The Canadian Government has underlined its sincerity with a decision to release a sum of $2.5 million towards the setting up of suitable memorial in memory of victims of the Kamagata Maru tragedy. The Diaspora's own role has also been glorious as seen in the petition signed by 28,000 Indo-Canadians. Earlier, Canada had tendered apology in 2006 to the Chinese for the racial treatment to them.

376 Indian immigrants (340 Sikhs, 12 Hindus and 24 Muslims) travelling in 1914 by Kamagata Maru ship were refused de-boarding rights, and on return, some 20 fell victims to police firing.

Now, compare it with Operation Bluestar that even a large number of Congressmen in India consider a blunder. How many died, how many were killed even after that, and how was the community hurt? There have been occasional demands that the Congress party and Indian Parliament should apologize for the 1984 anti-Sikh pogrom. Should New Delhi not apologize for the blunder of IPKF in Sri Lanka?

As we once wrote earlier, a large number of 20th century crimes are receding from human memory very rapidly because the collective guilt and shame of those crimes will be so much that any composition of demography will find it shameful. So guilt ensures forgetfulness.

That is why the concept of an apology for these crimes is not on the syllabus of Anglophone moral philosophy. Of course forgiveness does play a role in repairing psychic damage. The idea is personified in the form of Forgiveness Institute at the University of Wisconsin.

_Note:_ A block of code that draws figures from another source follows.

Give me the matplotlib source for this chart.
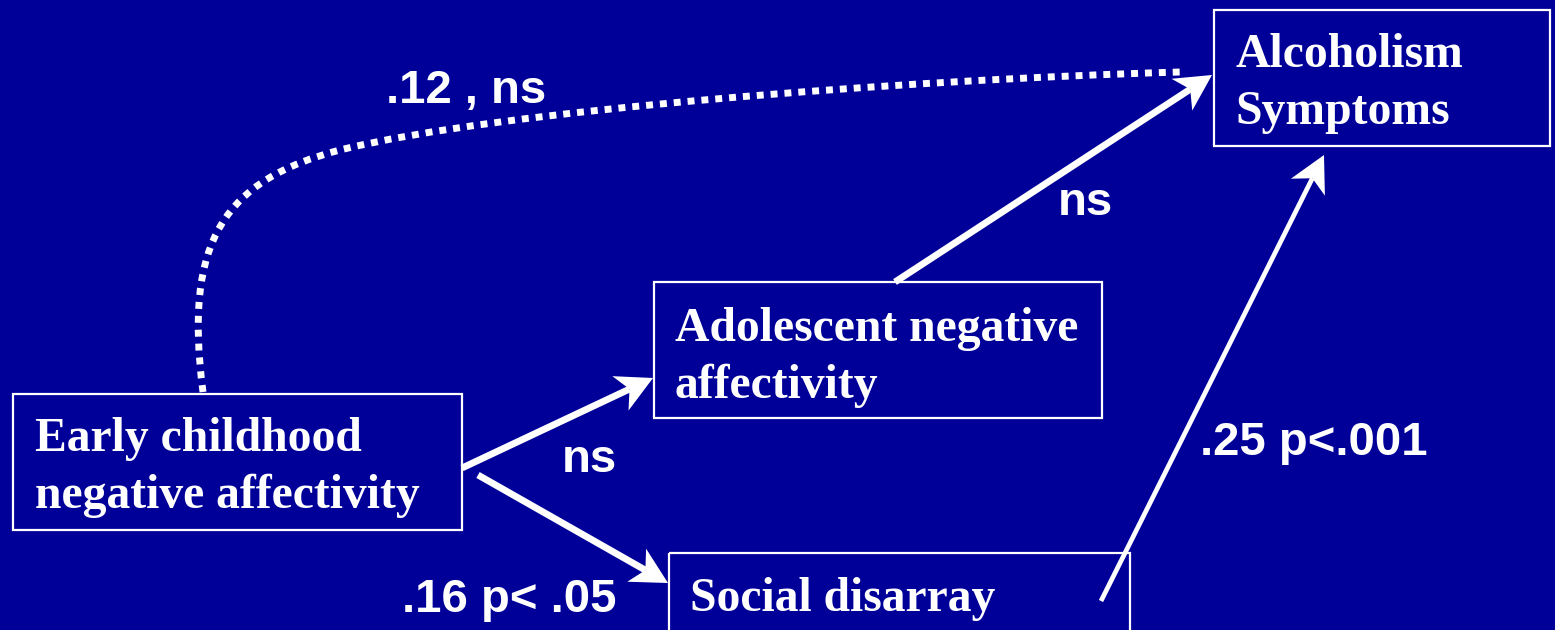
import numpy as np
import matplotlib.pyplot as plt
from matplotlib.patches import Rectangle, Polygon, PathPatch
from matplotlib.path import Path

# node texts -------------------------------------------------------
nodes = [['Early childhood', 'negative affectivity'],
         ['Adolescent negative', 'affectivity'],
         ['Social disarray'],
         ['Alcoholism', 'Symptoms']]
# path coefficients ----------------------------------------------
paths = ['.12 , ns', 'ns', '.16 p< .05', 'ns', '.25 p<.001']

BG = '#000099'
W, H = 1555, 630

# layout in pixel units (x0, y0, x1, y1), y downwards
boxes = [(13, 394, 462, 530), (654, 282, 1102, 418),
         (669, 553, 1130, 640), (1214, 10, 1550, 146)]
text_pos = [(35, 451), (675, 341), (690, 611), (1235, 67)]
line_gap = 57
label_pos = [(466, 103), (589, 472), (509, 612), (1085, 215), (1314, 455)]

fig = plt.figure(figsize=(W / 100, H / 100), dpi=100, facecolor=BG)
ax = fig.add_axes([0, 0, 1, 1])
ax.set_xlim(0, W)
ax.set_ylim(H, 0)
ax.axis('off')
ax.set_facecolor(BG)

for (x0, y0, x1, y1), lines, (tx, ty) in zip(boxes, nodes, text_pos):
    ax.add_patch(Rectangle((x0, y0), x1 - x0, y1 - y0, fill=False,
                           ec='white', lw=1.6))
    for i, line in enumerate(lines):
        ax.text(tx, ty + i * line_gap, line, color='white', fontsize=34.3,
                fontweight='bold', family='Liberation Serif',
                va='baseline', ha='left')


def arrow(p0, p1, lw, hl=36, hw=19, notch=10):
    p0, p1 = np.array(p0, float), np.array(p1, float)
    d = (p1 - p0) / np.linalg.norm(p1 - p0)
    n = np.array([-d[1], d[0]])
    base = p1 - d * hl
    inner = p1 - d * (hl - notch)
    ax.plot([p0[0], inner[0]], [p0[1], inner[1]],
            color='white', lw=lw, solid_capstyle='butt')
    head = [p1, base + n * hw, inner, base - n * hw]
    ax.add_patch(Polygon(head, closed=True, fc='white', ec='none'))


arrow((462, 468), (653, 378), 4.9)
arrow((478, 475), (668, 583), 4.9)
arrow((895, 282), (1212, 75), 4.9)
arrow((1101, 601), (1324, 155), 3.4)

# dotted direct path
curve = Path([(203, 392), (183, 240), (225, 180), (340, 150),
              (500, 110), (900, 80), (1180, 72)],
             [Path.MOVETO, Path.CURVE4, Path.CURVE4, Path.CURVE4,
              Path.CURVE4, Path.CURVE4, Path.CURVE4])
ax.add_patch(PathPatch(curve, fill=False, ec='white', lw=5,
                       linestyle=(0, (1, 1)), capstyle='butt'))

for txt, (lx, ly) in zip(paths, label_pos):
    ax.text(lx, ly, txt, color='white', fontsize=34, fontweight='bold',
            family='Liberation Sans', ha='center', va='baseline')

fig.savefig('out.png', dpi=100, facecolor=BG)
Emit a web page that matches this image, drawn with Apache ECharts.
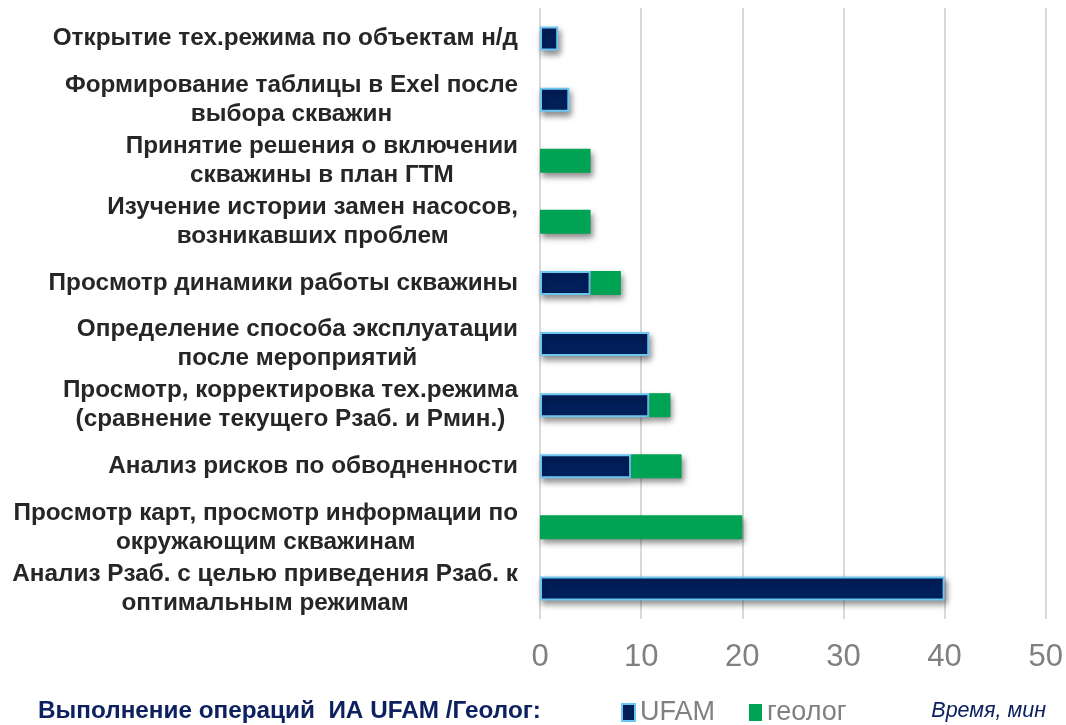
<!DOCTYPE html>
<html>
<head>
<meta charset="utf-8">
<script src="https://cdn.jsdelivr.net/npm/echarts@6/dist/echarts.min.js"></script>
<style>
  html, body {margin: 0; padding: 0; background: #fff;}
  #chart {width: 1066px; height: 725px;}
</style>
</head>
<body>
<div id="chart"></div>
<script>
// operations, top to bottom
const categories = [
  "Открытие тех.режима по объектам н/д",
  "Формирование таблицы в Exel после\nвыбора скважин",
  "Принятие решения о включении\nскважины в план ГТМ",
  "Изучение истории замен насосов,\nвозникавших проблем",
  "Просмотр динамики работы скважины",
  "Определение способа эксплуатации\nпосле мероприятий",
  "Просмотр, корректировка тех.режима\n(сравнение текущего Рзаб. и Рмин.)",
  "Анализ рисков по обводненности",
  "Просмотр карт, просмотр информации по\nокружающим скважинам",
  "Анализ Рзаб. с целью приведения Рзаб. к\nоптимальным режимам",
];
// minutes
const ufam = [1.8, 2.9, null, null, 5, 10.8, 10.8, 9, null, 40];
const geolog = [null, null, 5, 5, 3, null, 2.1, 5, 20, null];
const xTicks = [0, 10, 20, 30, 40, 50];

const NAVY = "#001f5b";
const GREEN = "#00a254";
const FONT = "Liberation Sans, Arial";
const shadow = {shadowBlur: 6, shadowOffsetX: 2, shadowOffsetY: 4, shadowColor: "rgba(0,0,0,0.45)"};

const chart = echarts.init(document.getElementById("chart"));
chart.setOption({
  animation: false,
  grid: {left: 540, right: 20, top: 8, bottom: 106},
  legend: {
    left: 616, top: 694,
    itemWidth: 13, itemHeight: 17, itemGap: 34,
    textStyle: {fontFamily: FONT, fontSize: 27, color: "#808080"},
    data: [
      {name: "UFAM", icon: "rect", itemStyle: {color: NAVY, borderColor: "#6cc6f2", borderWidth: 2}},
      {name: "геолог", icon: "rect", itemStyle: {color: GREEN}},
    ],
  },
  xAxis: {
    type: "value", min: xTicks[0], max: xTicks[xTicks.length - 1], interval: 10,
    axisLine: {show: false}, axisTick: {show: false},
    splitLine: {lineStyle: {color: "#d9d9d9", width: 2}},
    axisLabel: {margin: 23, fontFamily: FONT, fontSize: 31, color: "#808080"},
  },
  yAxis: {
    type: "category", inverse: true, data: categories,
    axisLine: {show: false}, axisTick: {show: false},
    axisLabel: {
      margin: 22,
      formatter: (v) => v.split("\n").map(l => "{c|" + l + "}").join("\n"),
      rich: {
        c: {align: "center", fontFamily: FONT, fontWeight: "bold", fontSize: 24.3, lineHeight: 29, color: "#262626"},
      },
    },
  },
  series: [
    {
      name: "UFAM", type: "bar", stack: "t", barWidth: 24, data: ufam,
      itemStyle: Object.assign({color: NAVY, borderColor: "#6cc6f2", borderWidth: 2}, shadow),
    },
    {
      name: "геолог", type: "bar", stack: "t", barWidth: 24, data: geolog,
      itemStyle: Object.assign({color: GREEN}, shadow),
    },
  ],
  graphic: [
    {type: "text", left: 38, top: 699, style: {text: "Выполнение операций  ИА UFAM /Геолог:", fontFamily: FONT, fontWeight: "bold", fontSize: 24.3, fill: "#0d2160"}},
    {type: "text", right: 20, top: 700, style: {text: "Время, мин", fontFamily: FONT, fontStyle: "italic", fontSize: 21.5, fill: "#0d2160"}},
  ],
});
</script>
</body>
</html>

The Sikhs in India have for long argued for a Commission along Archbishop Tutu’s idea of the Truth and Reconciliation Commission in South Africa. Forgiveness is both a process, whereby two people cope with an injury inflicted by one upon the other, and a virtue. But of course it is necessary that one understands virtue in the Aristotelian way, as a disposition, turned towards the good, and promoting the fulfilment of the person who possesses it.

Sonia Gandhi did say some reconciliatory words about Operation Bluestar. PM Manmohan Singh had said some touching words about anti-Sikh pogrom. These are classic Indian political “apologies”. Uttered into the void, a classic way of side-stepping responsibility rather than assuming it and seeking forgiveness. Missing are the acts of penitence.

The Sikhs see these as vacuous apologies.

There is a feeling that in the real world, some things will always remain unforgiven, and that forgiveness must be distinguished from forgetting, condoning or turning away in defeat. For true forgiveness, it is essential that the side seeking forgiveness is aware of both -an account of the injury, and an allocation of blame; ideal and reality, exoneration and fault, are all woven together.

The Canadians have reached that stage. They are to be congratulated. The Indian nation state has not even bothered to take the first step. That is a matter of pity and concern. The injury and the action of seeking an apology is as important as the final forgiveness. The Indian Parliament has not been able to find two minutes to observe silence in the memory of those killed on the roads of the national capital, burnt alive, made to run for their lives, left to live with the memories of heaps of corpses in Trilokpuri. Canadian Parliament’s action could have shamed India, if only shame had been in currency.

Because if it had been, Narendra Modi would not have been currency.